Coldreams était un groupe de Clermont-Ferrand, actif entre 1984 et 1986. Les morceaux reflètent parfaitement ce sentiment d’être délaissé par quelqu’un qui a beaucoup compté pour vous. Une mélancolie froide et obsessive imprègne les deux faces de ce 45T subtil, ne tombant jamais dans le piège du pathos que l’on reproche souvent à leurs contemporains de la cold wave.

06. Snowy Red – Never Alive (1982)

Il y a tellement de bons disques 80’s belges, que faire un choix est vraiment difficile. Ce morceau résume bien l’œuvre de Snowy Red, sincère et torturée. Il est devenu, sûrement malgré lui, une légende de l’underground du plat pays en démarrant dans le punk pour finir avec un des premiers classiques de la new-beat naissante. Il est malheureusement disparu il y a 10 ans.

07. John T. Gast – Angela (2018)

Un des meilleurs tracks de 2018. De la new-beat industrielle triste et nostalgique, matinée de grime. John T. Gast est un artiste anglais assez mystérieux, dont les morceaux ont apparemment été produits il y a plusieurs années. Ils semblent épargnés par une quelconque influence de la dernière « mode du moment ».

08. Moderne – Mercenaire Solitaire (1981)

Ambiance de polar, paroles intelligentes et drôles sur fond de synth-pop. Les anglo-saxons disent qu’on est les seuls à pouvoir faire ça.

09. New Order – Subculture (1985)


Quand on dirige un label assez pointu, il n’est pas toujours facile d’avouer que le groupe que l’on a le plus écouté est New Order. Le snobisme vous guette souvent et il est difficile de ne pas y succomber. Cependant, ce groupe m’accompagne depuis bientôt plus de 15 ans et j’assume parfaitement…

10. Vanderschrick – Ongehoord (2018)

Habiter dans un village nuageux de Flandre aide sans doute à écrire des morceaux de wave dépressive… Stroom est sûrement le label de rééditions le plus intéressant du moment. Beaucoup de choses très variés allant d’obscurités synth-pop à des compilations de virtuoses de l’ambient tel que Benjamin Lew. Le label ne néglige pas les artistes actuels, à l’image de ce 45T aux tonalités plus pluvieuses qu’une journée d’automne à Anvers.
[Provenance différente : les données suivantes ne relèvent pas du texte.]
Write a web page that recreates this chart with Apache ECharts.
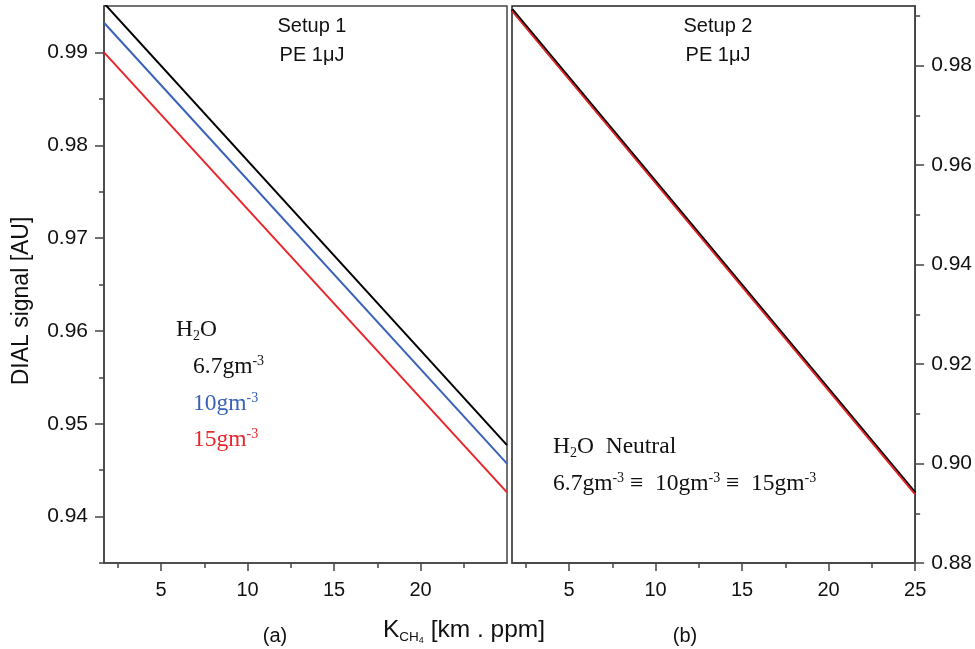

11. The Other People Place – Let me Be (2001)

L’album dont est tiré ce morceau narre une histoire d’amour, de la rencontre à l’acceptation de la rupture. Chaque morceau est dédié à un moment clé de celle-ci. The Other People Place nous replonge aussi à l’époque des débuts d’internet avec ses cafés, ses chats et l’omniprésence du multimédia. Presque de la nostalgie rétrofuturiste aujourd’hui.